West Point’s class of 1979 witnessed what they viewed as the tragic end to their all-male power structure. They called themselves the “Last Class with Balls,” or, conversely, the “Last Class Without Bitches.” Some memorialized this grubby distinction on their class rings, with the acronym “LCWB.”
Over the preceding decades, lawmakers and military leaders had worked desperately to keep feminine energy out of the officer class. In 1944, Georgia’s Democratic representative E.E. Cox floated legislation to establish a separate service academy for women, one in which they were educated in “clerical, scientific and other duties” so that, once fighting broke out, “the able-bodied man may do the advanced work of fighting in the front lines.” The military later concocted a harebrained scheme to integrate the service academies that involved injecting female cadets with testosterone to make them more aggressive. By the time the Air Force Academy was constructed, in the late 1950s, women had been serving in official military capacities for decades, and yet still the school hung a large plaque at its entrance reading “Bring Me Men.”

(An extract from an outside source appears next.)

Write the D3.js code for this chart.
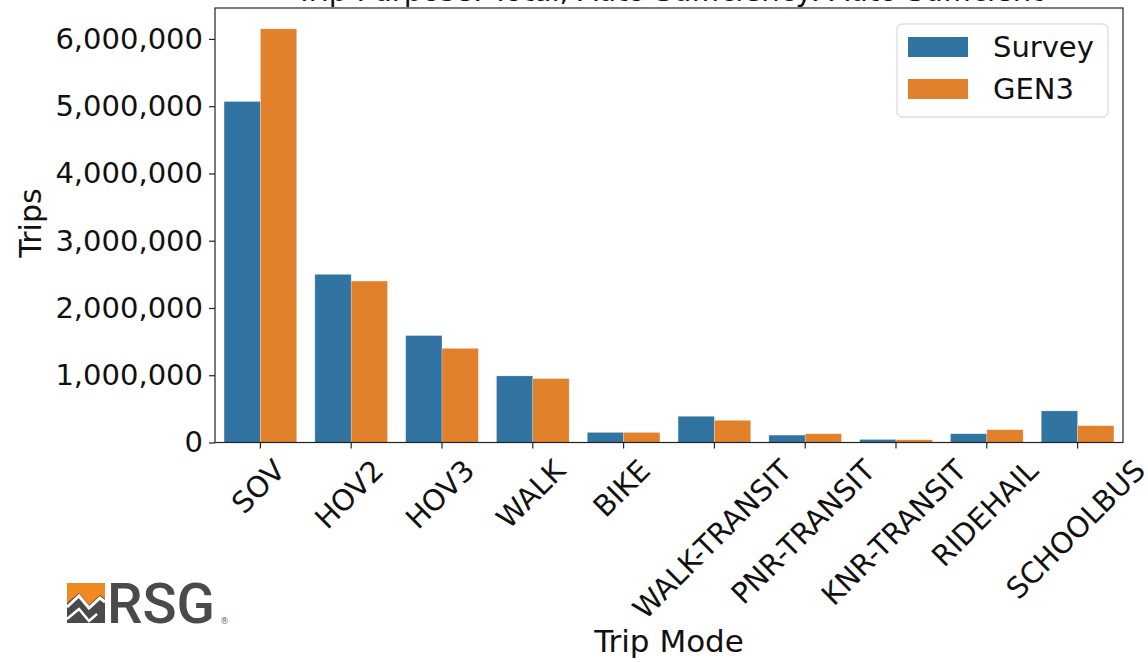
<!DOCTYPE html>
<html><head><meta charset="utf-8">
<script src="https://cdn.jsdelivr.net/npm/d3@7/dist/d3.min.js"></script>
<style>body{margin:0;background:#fff;} svg{display:block;font-family:"DejaVu Sans",sans-serif;}</style>
</head><body>
<svg id="c" width="1148" height="662"></svg>
<script>
const categories = ["SOV","HOV2","HOV3","WALK","BIKE","WALK-TRANSIT","PNR-TRANSIT","KNR-TRANSIT","RIDEHAIL","SCHOOLBUS"];
const seriesNames = ["Survey","GEN3"];
const surveyValues = [5070000,2500000,1590000,990000,150000,390000,110000,45000,130000,470000];
const gen3Values = [6150000,2400000,1400000,950000,150000,330000,130000,40000,190000,250000];
const yTicks = [0,1000000,2000000,3000000,4000000,5000000,6000000];
const colors = ["#3274a1","#e1812c"];
const title = "Trip Purpose: Total, Auto Sufficiency: Auto Sufficient";

const svg = d3.select("#c");
const L = 215, R = 1123, T = 8, B = 442.5;
const x = d3.scaleBand().domain(categories).range([L, R]).padding(0);
const xs = d3.scaleBand().domain(seriesNames).range([x.bandwidth()*0.1, x.bandwidth()*0.9]).padding(0);
const y = d3.scaleLinear().domain([0, 6460000]).range([B, T]);
const data = [surveyValues, gen3Values];
const FS = 29;

// bars
seriesNames.forEach((s, si) => {
  svg.append("g").selectAll("rect").data(categories).join("rect")
    .attr("x", c => x(c) + xs(s))
    .attr("width", xs.bandwidth())
    .attr("y", (c, i) => y(data[si][i]))
    .attr("height", (c, i) => B - y(data[si][i]))
    .attr("fill", colors[si])
    .attr("stroke", "#ffffff").attr("stroke-opacity", 0.4).attr("stroke-width", 0.6);
});

// frame
svg.append("rect").attr("x", L).attr("y", T).attr("width", R-L).attr("height", B-T)
  .attr("fill", "none").attr("stroke", "#222").attr("stroke-width", 1.2);

// y axis
const fmt = d3.format(",");
const yAxis = d3.axisLeft(y).tickValues(yTicks).tickFormat(d => fmt(d)).tickSize(6).tickPadding(6);
const ya = svg.append("g").attr("transform", `translate(${L},0)`).call(yAxis);
ya.select(".domain").remove();
ya.selectAll("text").attr("font-size", FS).attr("fill", "#111").attr("font-family", "DejaVu Sans");
ya.selectAll("line").attr("stroke", "#222").attr("stroke-width", 1.2);

// x axis
const xAxis = d3.axisBottom(x).tickSize(6).tickFormat("");
const xa = svg.append("g").attr("transform", `translate(0,${B})`).call(xAxis);
xa.select(".domain").remove();
xa.selectAll("line").attr("stroke", "#222").attr("stroke-width", 1.2);

const xl = svg.append("g");
categories.forEach(c => {
  const t = xl.append("text").text(c).attr("font-size", FS).attr("fill", "#111")
    .attr("text-anchor", "middle").attr("dominant-baseline", "central");
  const w = t.node().getComputedTextLength();
  const h = FS * 0.95;
  const half = (w + h) / (2 * Math.SQRT2);
  const cx = x(c) + x.bandwidth()/2 - 2;
  const cy = B + 13 + half;
  t.attr("x", 0).attr("y", 0).attr("transform", `translate(${cx},${cy}) rotate(-45)`);
});

// axis titles
svg.append("text").text("Trips").attr("font-size", FS+1).attr("fill", "#111")
  .attr("text-anchor", "middle").attr("transform", `translate(41,223) rotate(-90)`);
svg.append("text").text("Trip Mode").attr("font-size", FS+2).attr("fill", "#111")
  .attr("text-anchor", "middle").attr("x", (L+R)/2).attr("y", 652);
svg.append("text").text(title).attr("font-size", FS).attr("fill", "#111")
  .attr("text-anchor", "middle").attr("x", (L+R)/2).attr("y", 1);

// legend
const lg = svg.append("g");
lg.append("rect").attr("x", 897).attr("y", 24).attr("width", 211).attr("height", 93).attr("rx", 5)
  .attr("fill", "#fff").attr("fill-opacity", 0.8).attr("stroke", "#d0d0d0").attr("stroke-width", 1);
seriesNames.forEach((s, i) => {
  lg.append("rect").attr("x", 908).attr("y", 37 + i*42).attr("width", 60).attr("height", 20).attr("fill", colors[i]);
  lg.append("text").text(s).attr("x", 993).attr("y", 57 + i*42).attr("font-size", FS).attr("fill", "#111");
});

// RSG logo
const lo = svg.append("g").attr("transform", "translate(67,583)");
lo.append("rect").attr("x", 0).attr("y", 0).attr("width", 38).attr("height", 40).attr("fill", "#4a4a4a");
lo.append("polygon").attr("points", "0,0 38,0 38,16 33,12 22,22 12,10 0,20").attr("fill", "#ee8a1f");
lo.append("polyline").attr("points", "0,24 12,13 22,25 33,15 38,19").attr("fill", "none").attr("stroke", "#fff").attr("stroke-width", 3);
lo.append("polyline").attr("points", "0,36 12,26 22,38 30,31").attr("fill", "none").attr("stroke", "#fff").attr("stroke-width", 2.5);
lo.append("text").text("RSG").attr("x", 40).attr("y", 40).attr("font-size", 56).attr("font-weight", "500")
  .attr("fill", "#4a4a4a").attr("font-family", "Roboto, sans-serif").attr("letter-spacing", 0)
  .attr("textLength", 108).attr("lengthAdjust", "spacingAndGlyphs");
lo.append("text").text("®").attr("x", 153).attr("y", 41).attr("font-size", 9).attr("fill", "#666");
</script>
</body></html>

The service academies were ultimately opened to women only thanks to hard-fought federal legislation first introduced in 1972 by Senator Jacob Javits of New York. After years of opposition, it was ratified in late 1975 with a stroke of President Gerald Ford’s pen. This was partly a push toward equity, but also a practical response to the personnel problems created two years prior with the end of military conscription.